Sebagian ulama berpendapat bahwa Lailatul Qadar bisa jatuh di malam genap.
- Imam Ibnu Hajar al-Asqalani dalam Fath al-Bari menulis:
“Hadits-hadits tentang Lailatul Qadar menunjukkan bahwa malam ini bisa berpindah-pindah dari tahun ke tahun. Tidak selalu malam ke-27, juga tidak selalu malam ganjil.” - Imam an-Nawawi dalam Syarh Shahih Muslim berkata:
“Yang paling sahih dalam masalah ini adalah bahwa Lailatul Qadar terjadi di sepuluh malam terakhir Ramadan, dan bisa jatuh di malam genap maupun ganjil.” - Imam Abu Hanifah bahkan berpendapat:
“Lailatul Qadar bisa jatuh kapan saja di bulan Ramadan, tidak hanya terbatas pada sepuluh malam terakhir.”

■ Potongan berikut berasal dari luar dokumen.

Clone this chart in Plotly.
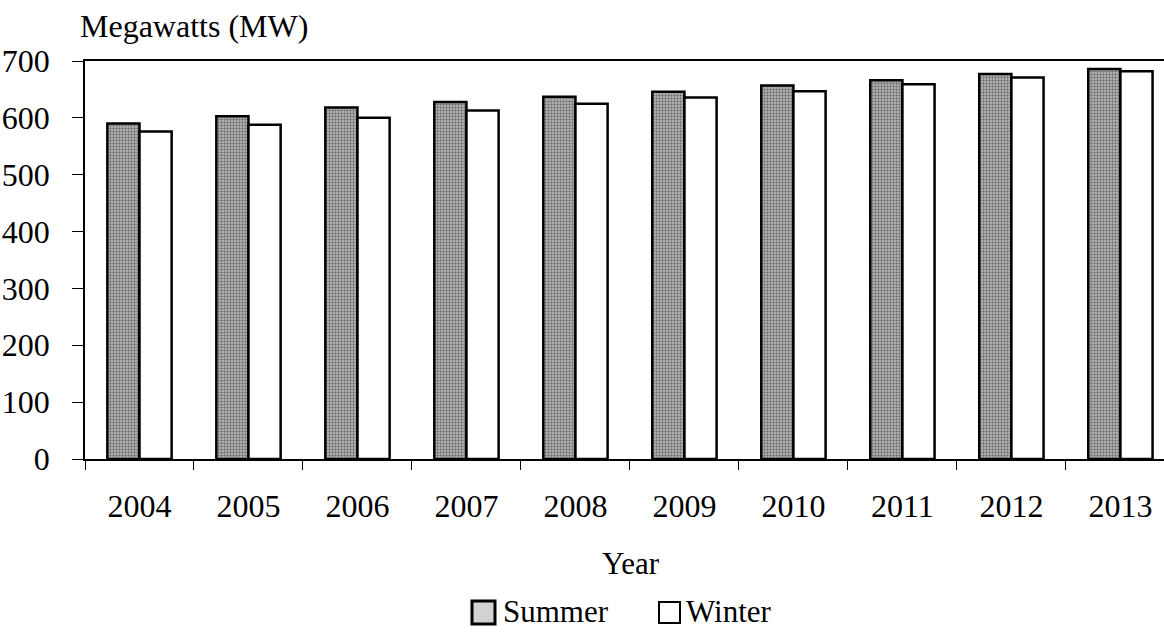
import plotly.graph_objects as go

years = ["2004", "2005", "2006", "2007", "2008", "2009", "2010", "2011", "2012", "2013"]
summer = [590, 603, 618, 628, 637, 646, 657, 666, 677, 686]
winter = [576, 588, 600, 613, 625, 636, 647, 659, 671, 682]
y_ticks = [0, 100, 200, 300, 400, 500, 600, 700]

FONT = "Liberation Serif, Times New Roman, serif"
W, H = 1164, 632
L, T, B = 85, 61, 173
PW = W - L
PH = H - T - B

def px_x(p):
    return (p - L) / PW

def px_y(p):
    return (H - B - p) / PH

fig = go.Figure()
fig.add_trace(go.Bar(
    x=years, y=summer, name="Summer",
    marker=dict(color="#b0b0b0", line=dict(color="black", width=2.5),
                pattern=dict(shape=".", fgcolor="#222222", bgcolor="#c0c0c0",
                             size=3, solidity=0.5)),
    showlegend=False,
))
fig.add_trace(go.Bar(
    x=years, y=winter, name="Winter",
    marker=dict(color="white", line=dict(color="black", width=2.5)),
    showlegend=False,
))

fig.update_layout(
    width=W, height=H,
    margin=dict(l=L, r=0, t=T, b=B, pad=0),
    paper_bgcolor="white", plot_bgcolor="white",
    barmode="group", bargap=0.41, bargroupgap=0,
    font=dict(family=FONT, size=32, color="black"),
    xaxis=dict(
        type="category", range=[-0.5, 9.4],
        showline=True, linecolor="black", linewidth=1.5, mirror=True,
        ticks="outside", tickson="boundaries", ticklen=9, tickcolor="black",
        tickwidth=1, showgrid=False,
        ticklabelstandoff=18,
        tickfont=dict(family=FONT, size=32, color="black"),
    ),
    yaxis=dict(
        range=[0, 700], tickvals=y_ticks,
        showline=True, linecolor="black", linewidth=1.5,
        ticks="outside", ticklen=11, tickcolor="black", tickwidth=1,
        showgrid=False, zeroline=False,
        ticklabelstandoff=16,
        tickfont=dict(family=FONT, size=32, color="black"),
    ),
)

annotations = [
    dict(text="Megawatts (MW)", x=px_x(78), y=px_y(26), xref="paper", yref="paper",
         xanchor="left", yanchor="middle", showarrow=False,
         font=dict(family=FONT, size=32, color="black")),
    dict(text="Year", x=px_x(631), y=px_y(563), xref="paper", yref="paper",
         xanchor="center", yanchor="middle", showarrow=False,
         font=dict(family=FONT, size=31, color="black")),
    dict(text="Summer", x=px_x(501), y=px_y(611), xref="paper", yref="paper",
         xanchor="left", yanchor="middle", showarrow=False,
         font=dict(family=FONT, size=31, color="black")),
    dict(text="Winter", x=px_x(684), y=px_y(611), xref="paper", yref="paper",
         xanchor="left", yanchor="middle", showarrow=False,
         font=dict(family=FONT, size=31, color="black")),
]
fig.update_layout(annotations=annotations)

shapes = [
    dict(type="rect", xref="paper", yref="paper",
         x0=px_x(472), x1=px_x(495), y0=px_y(624), y1=px_y(601),
         fillcolor="#d2d2d2", line=dict(color="black", width=3)),
    dict(type="rect", xref="paper", yref="paper",
         x0=px_x(659), x1=px_x(680), y0=px_y(623), y1=px_y(602),
         fillcolor="white", line=dict(color="black", width=2)),
]
fig.update_layout(shapes=shapes)

fig.write_html("out.html")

Jadi, kalau ada yang ngotot bilang, “Lailatul Qadar hanya bisa jatuh di malam ganjil!”, kita bisa jawab dengan santai: “Kata siapa?”
Ada satu hal yang sering dilupakan: perbedaan awal Ramadan antar negara atau mazhab.

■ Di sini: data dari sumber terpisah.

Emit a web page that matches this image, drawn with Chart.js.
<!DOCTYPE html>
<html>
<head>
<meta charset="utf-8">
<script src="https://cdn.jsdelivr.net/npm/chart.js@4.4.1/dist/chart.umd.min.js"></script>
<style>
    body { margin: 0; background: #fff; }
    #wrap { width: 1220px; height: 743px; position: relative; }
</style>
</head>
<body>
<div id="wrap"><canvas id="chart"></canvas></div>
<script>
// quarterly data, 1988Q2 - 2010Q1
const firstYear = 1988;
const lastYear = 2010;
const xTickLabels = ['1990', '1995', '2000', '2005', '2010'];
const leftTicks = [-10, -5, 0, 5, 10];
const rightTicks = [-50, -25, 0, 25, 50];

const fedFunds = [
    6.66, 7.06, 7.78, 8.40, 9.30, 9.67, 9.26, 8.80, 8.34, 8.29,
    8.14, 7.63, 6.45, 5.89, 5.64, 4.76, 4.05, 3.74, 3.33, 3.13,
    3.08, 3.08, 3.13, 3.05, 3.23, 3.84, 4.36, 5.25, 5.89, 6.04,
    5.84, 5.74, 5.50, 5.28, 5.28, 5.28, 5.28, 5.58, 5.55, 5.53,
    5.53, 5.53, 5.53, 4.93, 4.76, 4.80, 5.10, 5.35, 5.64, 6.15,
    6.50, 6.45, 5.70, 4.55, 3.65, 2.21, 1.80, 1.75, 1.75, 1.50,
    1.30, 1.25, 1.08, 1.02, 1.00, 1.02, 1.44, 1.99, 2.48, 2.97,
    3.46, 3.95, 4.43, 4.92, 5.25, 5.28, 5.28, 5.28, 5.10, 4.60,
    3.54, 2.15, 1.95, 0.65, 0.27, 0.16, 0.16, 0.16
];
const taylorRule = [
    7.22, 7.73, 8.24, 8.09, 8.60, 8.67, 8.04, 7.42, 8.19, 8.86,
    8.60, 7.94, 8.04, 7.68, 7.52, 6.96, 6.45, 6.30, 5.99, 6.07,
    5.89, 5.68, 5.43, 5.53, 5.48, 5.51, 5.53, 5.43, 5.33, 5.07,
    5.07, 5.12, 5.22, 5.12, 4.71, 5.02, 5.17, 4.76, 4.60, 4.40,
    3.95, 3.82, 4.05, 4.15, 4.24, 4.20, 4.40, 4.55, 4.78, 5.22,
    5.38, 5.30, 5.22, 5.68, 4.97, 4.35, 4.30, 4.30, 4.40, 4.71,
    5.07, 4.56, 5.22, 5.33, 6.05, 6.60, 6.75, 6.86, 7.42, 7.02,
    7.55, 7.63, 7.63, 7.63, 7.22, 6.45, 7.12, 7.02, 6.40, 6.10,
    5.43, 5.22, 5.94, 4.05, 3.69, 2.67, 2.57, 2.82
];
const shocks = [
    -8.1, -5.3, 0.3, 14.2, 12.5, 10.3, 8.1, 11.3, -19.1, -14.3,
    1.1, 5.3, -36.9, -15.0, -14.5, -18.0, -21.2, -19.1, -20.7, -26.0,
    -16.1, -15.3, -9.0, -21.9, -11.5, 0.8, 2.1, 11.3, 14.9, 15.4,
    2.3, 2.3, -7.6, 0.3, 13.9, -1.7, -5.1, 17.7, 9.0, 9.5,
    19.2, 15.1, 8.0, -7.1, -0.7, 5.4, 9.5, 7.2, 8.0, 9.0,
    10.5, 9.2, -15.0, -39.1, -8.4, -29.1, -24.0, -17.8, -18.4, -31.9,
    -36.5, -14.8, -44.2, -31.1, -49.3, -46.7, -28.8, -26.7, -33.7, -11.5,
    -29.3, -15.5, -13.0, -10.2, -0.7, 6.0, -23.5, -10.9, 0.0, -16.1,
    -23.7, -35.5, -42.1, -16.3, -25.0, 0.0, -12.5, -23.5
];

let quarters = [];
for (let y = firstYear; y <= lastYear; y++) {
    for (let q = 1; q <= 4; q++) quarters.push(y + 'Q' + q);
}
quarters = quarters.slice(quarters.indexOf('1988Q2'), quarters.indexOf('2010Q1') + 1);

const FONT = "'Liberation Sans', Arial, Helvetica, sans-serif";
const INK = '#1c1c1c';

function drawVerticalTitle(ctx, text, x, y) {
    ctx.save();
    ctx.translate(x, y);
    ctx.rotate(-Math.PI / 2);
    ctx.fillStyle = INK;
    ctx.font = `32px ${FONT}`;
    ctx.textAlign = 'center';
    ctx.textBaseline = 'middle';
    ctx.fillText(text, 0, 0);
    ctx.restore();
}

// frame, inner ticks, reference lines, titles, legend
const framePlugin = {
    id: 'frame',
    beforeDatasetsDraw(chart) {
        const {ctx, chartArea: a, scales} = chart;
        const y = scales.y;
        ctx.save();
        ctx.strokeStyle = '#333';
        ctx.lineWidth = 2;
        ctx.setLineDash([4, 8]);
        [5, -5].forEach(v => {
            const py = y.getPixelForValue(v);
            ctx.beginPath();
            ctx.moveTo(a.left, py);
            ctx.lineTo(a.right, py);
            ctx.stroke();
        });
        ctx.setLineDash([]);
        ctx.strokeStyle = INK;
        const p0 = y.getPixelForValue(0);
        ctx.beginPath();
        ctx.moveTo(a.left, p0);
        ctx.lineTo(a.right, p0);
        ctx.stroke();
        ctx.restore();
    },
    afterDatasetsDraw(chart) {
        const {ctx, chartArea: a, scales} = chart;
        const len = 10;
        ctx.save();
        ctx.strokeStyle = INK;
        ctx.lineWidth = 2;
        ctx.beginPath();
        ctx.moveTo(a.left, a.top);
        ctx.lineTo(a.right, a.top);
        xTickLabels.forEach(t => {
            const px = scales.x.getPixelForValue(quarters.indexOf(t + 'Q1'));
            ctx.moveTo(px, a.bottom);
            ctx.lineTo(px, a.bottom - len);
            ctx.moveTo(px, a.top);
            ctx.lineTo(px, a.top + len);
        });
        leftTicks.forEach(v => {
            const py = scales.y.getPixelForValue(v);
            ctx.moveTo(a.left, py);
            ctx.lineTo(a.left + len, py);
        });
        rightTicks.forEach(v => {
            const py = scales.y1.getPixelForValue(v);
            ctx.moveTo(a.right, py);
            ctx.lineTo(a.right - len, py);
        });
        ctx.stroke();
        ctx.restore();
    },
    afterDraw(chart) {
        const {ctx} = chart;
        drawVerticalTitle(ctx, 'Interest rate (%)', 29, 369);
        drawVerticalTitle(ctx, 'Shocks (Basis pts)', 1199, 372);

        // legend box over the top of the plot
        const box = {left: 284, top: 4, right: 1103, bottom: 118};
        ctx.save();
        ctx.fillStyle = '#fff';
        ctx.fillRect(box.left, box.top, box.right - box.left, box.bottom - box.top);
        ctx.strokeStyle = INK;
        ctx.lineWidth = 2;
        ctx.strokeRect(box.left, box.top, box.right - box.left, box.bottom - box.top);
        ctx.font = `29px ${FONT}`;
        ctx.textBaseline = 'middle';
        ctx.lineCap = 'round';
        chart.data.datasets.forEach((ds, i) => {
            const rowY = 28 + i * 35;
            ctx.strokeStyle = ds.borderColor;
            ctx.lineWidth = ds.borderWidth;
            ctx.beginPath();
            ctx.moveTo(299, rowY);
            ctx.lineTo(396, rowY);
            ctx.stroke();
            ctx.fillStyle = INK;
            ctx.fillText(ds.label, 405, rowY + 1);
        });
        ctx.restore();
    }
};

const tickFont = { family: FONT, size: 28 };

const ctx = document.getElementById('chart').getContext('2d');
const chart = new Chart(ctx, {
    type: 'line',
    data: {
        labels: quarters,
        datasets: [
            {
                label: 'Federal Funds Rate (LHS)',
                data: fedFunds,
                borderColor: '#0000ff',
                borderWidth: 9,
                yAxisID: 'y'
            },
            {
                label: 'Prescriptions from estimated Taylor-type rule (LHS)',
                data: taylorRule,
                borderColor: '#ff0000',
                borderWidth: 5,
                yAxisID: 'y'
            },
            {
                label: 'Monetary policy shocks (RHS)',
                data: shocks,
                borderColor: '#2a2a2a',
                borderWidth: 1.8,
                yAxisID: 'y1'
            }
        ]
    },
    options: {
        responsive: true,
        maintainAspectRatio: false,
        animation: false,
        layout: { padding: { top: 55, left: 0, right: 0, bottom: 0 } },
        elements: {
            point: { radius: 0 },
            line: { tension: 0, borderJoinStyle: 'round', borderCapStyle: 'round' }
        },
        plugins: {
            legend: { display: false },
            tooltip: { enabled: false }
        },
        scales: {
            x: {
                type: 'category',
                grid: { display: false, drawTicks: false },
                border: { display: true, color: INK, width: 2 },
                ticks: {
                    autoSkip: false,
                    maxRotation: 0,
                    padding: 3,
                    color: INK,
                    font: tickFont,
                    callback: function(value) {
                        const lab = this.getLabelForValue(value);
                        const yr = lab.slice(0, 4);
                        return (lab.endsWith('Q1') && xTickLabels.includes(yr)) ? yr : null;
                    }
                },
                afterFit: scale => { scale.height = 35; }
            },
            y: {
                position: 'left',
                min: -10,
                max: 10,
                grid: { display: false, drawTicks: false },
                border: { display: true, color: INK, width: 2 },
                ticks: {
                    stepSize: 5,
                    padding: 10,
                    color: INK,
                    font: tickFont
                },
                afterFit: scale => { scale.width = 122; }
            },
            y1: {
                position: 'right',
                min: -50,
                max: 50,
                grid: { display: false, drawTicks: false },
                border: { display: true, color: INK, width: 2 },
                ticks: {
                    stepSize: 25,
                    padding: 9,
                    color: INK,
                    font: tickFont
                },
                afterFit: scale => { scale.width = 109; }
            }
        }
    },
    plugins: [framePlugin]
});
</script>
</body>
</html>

Misalnya, jika di Arab Saudi Ramadan dimulai lebih dulu dibanding Indonesia, maka malam ke-27 di Saudi bisa jadi masih malam ke-26 di Indonesia. Kalau kita mengikuti pendapat “Lailatul Qadar hanya di malam ganjil,” bagaimana jika ada perbedaan perhitungan kalender?
Rasulullah pun pernah bersabda:
“Sesungguhnya bulan itu bisa 29 hari, maka janganlah kalian berpuasa sampai kalian melihat hilal, dan jangan pula kalian berbuka sampai melihatnya.” (HR. Bukhari No. 1909, Muslim No. 1081)
Jadi, kalau awal Ramadan bisa beda, maka hitungan malam ganjil dan genap pun bisa beda. Artinya, bisa saja Lailatul Qadar yang “ganjil” di satu negara justru “genap” di negara lain.
Kesimpulan sederhananya? Jangan ribet! Mau malam ganjil, mau malam genap, yang penting tetap ibadah
Di tengah perdebatan ini, ada kisah unik dari Gus Dur.
Suatu hari, seorang santri bertanya, “Gus, bagaimana cara menemukan Lailatul Qadar?”
Dengan santai, Gus Dur menjawab: “Tidurlah lebih awal, lalu bangun lebih awal. Jangan pusing cari tanggalnya, yang penting bangun buat tahajud.”
Santri itu protes, “Tapi Gus, katanya Lailatul Qadar jatuh di malam ganjil?”
Gus Dur pun terkekeh, “Nak, kalau kamu ibadah tiap malam, pasti kena juga. Yang repot itu kalau cuma ibadah di malam 27 saja.”
Sederhana tapi jleb!
Apakah Lailatul qodar bisa turun di tanggal genap? Bisa saja.
Dalilnya? Ada. Para ulama juga berpendapat demikian. Apalagi kalau kita mempertimbangkan perbedaan awal Ramadan di berbagai negara.
Tapi yang lebih penting dari debat ini adalah konsistensi ibadah. Mau ganjil, mau genap, kalau tiap malam kita ngeloni Al-Qur’an, berdzikir, dan shalat malam, insyaAllah tidak akan terlewat berkahnya.
Seperti kata Gus Dur, “Yang penting ibadahnya, bukan ribut soal tanggalnya.”
Jadi, ayo kita perbanyak ibadah! Siapa tahu kita dapat bonus malam seribu bulan, tanpa harus pusing mikirin ganjil atau genap.
Wallahu a’lam bish-shawab.
Kalau tulisan ini terlalu panjang, ringkasannya begini: daripada sibuk menghitung tanggal, lebih baik sibuk beribadah. Siapa tahu, di tengah kantuk dan doa, malaikat datang dan mengetuk pintu hati kita.
Nah, bagaimana? Sudah siap begadang lagi?